SS Fatshan ( ) was a passenger ferry steamer which sank in stormy seas off Lantau Island during Typhoon Rose resulting in the loss of 88 lives.

Construction and commissioning 

Fatshan was ordered by the China Navigation Company as a replacement for the previous  to take up its relevant duties on the ferry service between Hong Kong and Canton after 45 years of service.

The ship was built at the Taikoo Dockyard's lot 262 by the Taikoo Dockyard and Engineering Company, delivered to China Navigation Company in 1933. She was powered by a four-cylinder triple expansion steam engine producing 71 nhp and displacing 2,639 gross register tons.

Hong Kong Canton route with the China Navigation Company 

In December 1939, Fatshan was underway under the command of Captain Whyte en route to Canton from Hong Kong when the steamer struck a submerged object which tore a large hole into the ship's hull near the engine room.
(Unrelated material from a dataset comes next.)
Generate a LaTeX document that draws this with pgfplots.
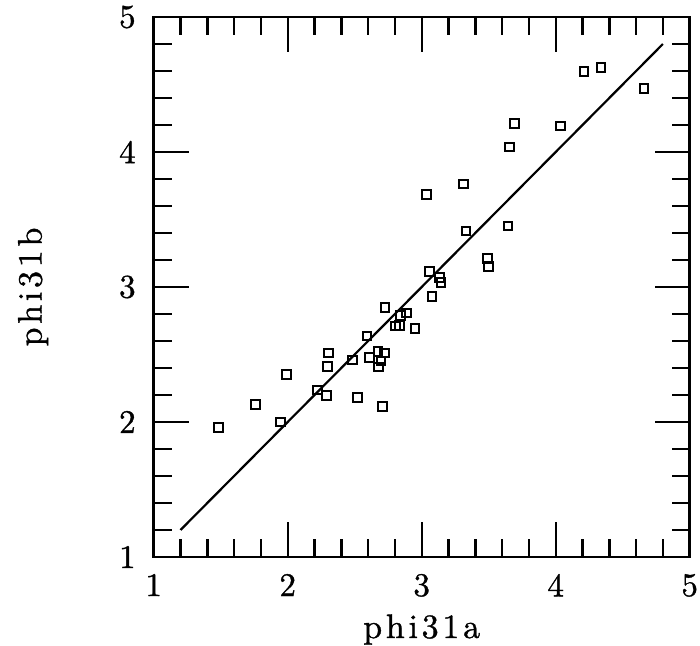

Captain Whyte managed to beach the steamer on nearby Japanese-occupied Lin Tin Island, avoiding its sinking. A passing British warship,  of the China Station came to the ship's rescue, transferring around 1,800 passengers and their baggage onto the gunboat. The passengers were later transferred from the warship onto  of the HongKong Canton & Macao Steamboat Company.
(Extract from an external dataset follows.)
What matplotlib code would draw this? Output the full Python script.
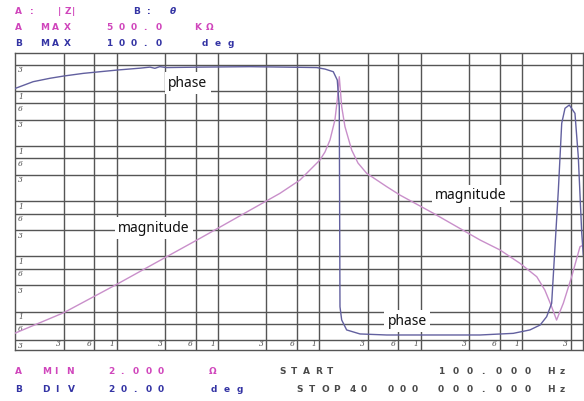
import matplotlib
matplotlib.use("Agg")
from matplotlib import pyplot as plt
from matplotlib.ticker import NullLocator

# impedance sweep
mag_freq = [100, 300, 1000, 3110, 6630, 20600, 40800, 64200, 101000, 113300, 127000, 142000,
            149800, 156800, 165600, 178400, 207800, 239700, 292000, 460000, 622000, 1.33e6,
            3.83e6, 6.03e6, 9.49e6, 1.39e7, 1.67e7, 1.95e7, 2.18e7, 2.54e7, 3.07e7, 3.71e7, 4.0e7]
mag_ohm = [4.06, 9.5, 31.1, 98.8, 213, 690, 1400, 2440, 5630, 7870, 13000, 30000,
           69200, 183000, 52300, 22700, 8550, 4970, 3230, 1850, 1300, 607,
           199, 131, 75, 42.8, 24.5, 12.2, 7.0, 14.1, 42.8, 150, 161]

phase_freq = [100, 150, 220, 300, 469, 684, 1037, 1700, 2130, 2380, 2660, 3110, 6630, 20600,
              60000, 93800, 113300, 136800, 149800, 156800, 159300, 165600, 185400, 250800,
              460000, 3.83e6, 8.15e6, 1.19e7, 1.5e7, 1.74e7, 1.95e7, 2.27e7, 2.45e7, 2.64e7,
              2.91e7, 3.31e7, 3.57e7, 3.86e7, 4.0e7]
phase_deg = [76.0, 80.5, 82.8, 84.3, 86.1, 87.2, 88.4, 89.6, 90.3, 89.5, 90.6, 90.0, 90.3, 90.6,
             90.2, 90.0, 89.0, 87.2, 81.6, 63.7, -70.9, -79.8, -86.5, -89.2,
             -89.9, -89.9, -88.8, -86.5, -83.2, -77.6, -68.6, 7.6, 52.5, 62.6,
             64.8, 59.2, 30.0, -21.3, -36.1]

freq_grid = [3e2, 6e2, 1e3, 3e3, 6e3, 1e4, 3e4, 6e4, 1e5, 3e5, 6e5, 1e6, 3e6, 6e6, 1e7, 3e7]
freq_lbl = ["3", "6", "1"] * 5 + ["3"]
mag_grid = [3, 6, 10, 30, 60, 100, 300, 600, 1e3, 3e3, 6e3, 1e4, 3e4, 6e4, 1e5, 3e5]
mag_lbl = ["3", "6", "1"] * 5 + ["3"]

W, H = 584, 401
grid_c = "#555555"
mag_c = "#c98fca"
ph_c = "#62609f"
pink = "#d046bc"
blue = "#3434a4"
gray = "#4a4a4a"

fig = plt.figure(figsize=(W / 100, H / 100), dpi=100)
ax = fig.add_axes([15.3 / W, 1 - 350 / H, 568 / W, 297.3 / H])
ax.set_xscale("log")
ax.set_yscale("log")
ax.set_xlim(100, 4e7)
ax.set_ylim(2, 5e5)
for a in (ax.xaxis, ax.yaxis):
    a.set_major_locator(NullLocator())
    a.set_minor_locator(NullLocator())
for s in ax.spines.values():
    s.set_color(grid_c)
    s.set_linewidth(1.0)

for f, t in zip(freq_grid, freq_lbl):
    ax.axvline(f, color=grid_c, lw=1.0, zorder=1)
    ax.annotate(t, (f, 0), xycoords=("data", "axes fraction"), xytext=(-2, 1.5),
                textcoords="offset points", ha="right", va="bottom", fontsize=5.5,
                family="DejaVu Serif", style="italic", color=gray)
for m, t in zip(mag_grid, mag_lbl):
    ax.axhline(m, color=grid_c, lw=1.0, zorder=1)
    ax.annotate(t, (0, m), xycoords=("axes fraction", "data"), xytext=(2, -1),
                textcoords="offset points", ha="left", va="top", fontsize=5.5,
                family="DejaVu Serif", style="italic", color=gray)

ax.plot(mag_freq, mag_ohm, color=mag_c, lw=1.0, zorder=3)

ax2 = ax.twinx()
ax2.set_ylim(-100, 100)
ax2.yaxis.set_major_locator(NullLocator())
ax2.yaxis.set_minor_locator(NullLocator())
for s in ax2.spines.values():
    s.set_visible(False)
ax2.plot(phase_freq, phase_deg, color=ph_c, lw=1.0, zorder=3)

box = dict(boxstyle="square,pad=0.25", fc="white", ec="none")
for tx, x, y in [("phase", 0.304, 0.898), ("magnitude", 0.244, 0.410),
                 ("magnitude", 0.802, 0.518), ("phase", 0.690, 0.0975)]:
    ax2.text(x, y, tx, transform=ax2.transAxes, ha="center", va="center", fontsize=10,
             fontweight="bold", family="Noto Sans", color="#111111", bbox=box, zorder=5)


def spaced(x, y, s, pitch, color, **kw):
    for i, ch in enumerate(s):
        fig.text((x + i * pitch) / W, 1 - y / H, ch, color=color, ha="left", va="center",
                 fontsize=6.5, fontweight="bold", **kw)


# header
spaced(15, 12, "A", 0, pink)
spaced(30, 12, ":", 0, pink)
spaced(58, 12, "|Z|", 7, pink)
spaced(133, 12, "B", 0, blue)
spaced(147, 12, ":", 0, blue)
spaced(170, 12, "θ", 0, blue, style="italic")
spaced(15, 27, "A", 0, pink)
spaced(40, 27, "MAX", 12, pink)
spaced(106, 27, "500.0", 12.5, pink)
spaced(194, 27, "KΩ", 12, pink)
spaced(15, 43, "B", 0, blue)
spaced(40, 43, "MAX", 12, blue)
spaced(106, 43, "100.0", 12.5, blue)
spaced(202, 43, "deg", 13, blue)

# footer
spaced(15, 372, "A", 0, pink)
spaced(42, 372, "MIN", 12, pink)
spaced(108, 372, "2.000", 12.5, pink)
spaced(209, 372, "Ω", 0, pink)
spaced(279, 372, "START", 12, gray)
spaced(438, 372, "100.000", 14.5, gray)
spaced(547, 372, "Hz", 13, gray)
spaced(15, 389, "B", 0, blue)
spaced(42, 389, "DIV", 13, blue)
spaced(108, 389, "20.00", 12.5, blue)
spaced(211, 389, "deg", 13, blue)
spaced(296, 389, "STOP", 12.5, gray)
spaced(350, 389, "40", 11, gray)
spaced(388, 389, "000", 12, gray)
spaced(438, 389, "000.000", 14.5, gray)
spaced(547, 389, "Hz", 13, gray)

fig.savefig("out.png", dpi=100, facecolor="white")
In August 1940, Fatshan was detained by Japanese authorities over Swire's refusal to pay piloting fees. The detention led to a brief diplomatic incident between British and Japanese colonial authorities before the ship was finally released in April 1941.

In December 1941, Fatshan was captured by the Imperial Japanese Army after their victory in the Battle of Hong Kong and renamed as Nankai-201.

Japanese service 

During Japanese rule of Hong Kong and until around 1942, Nankai-201 continued operating as a ferry service between Hong Kong and Canton, likely with the Inland River Operations Company. In 1942, the ship was renamed as Koto Maru and began carrying out duties including troop and supply transport in the region for the Imperial Japanese Navy.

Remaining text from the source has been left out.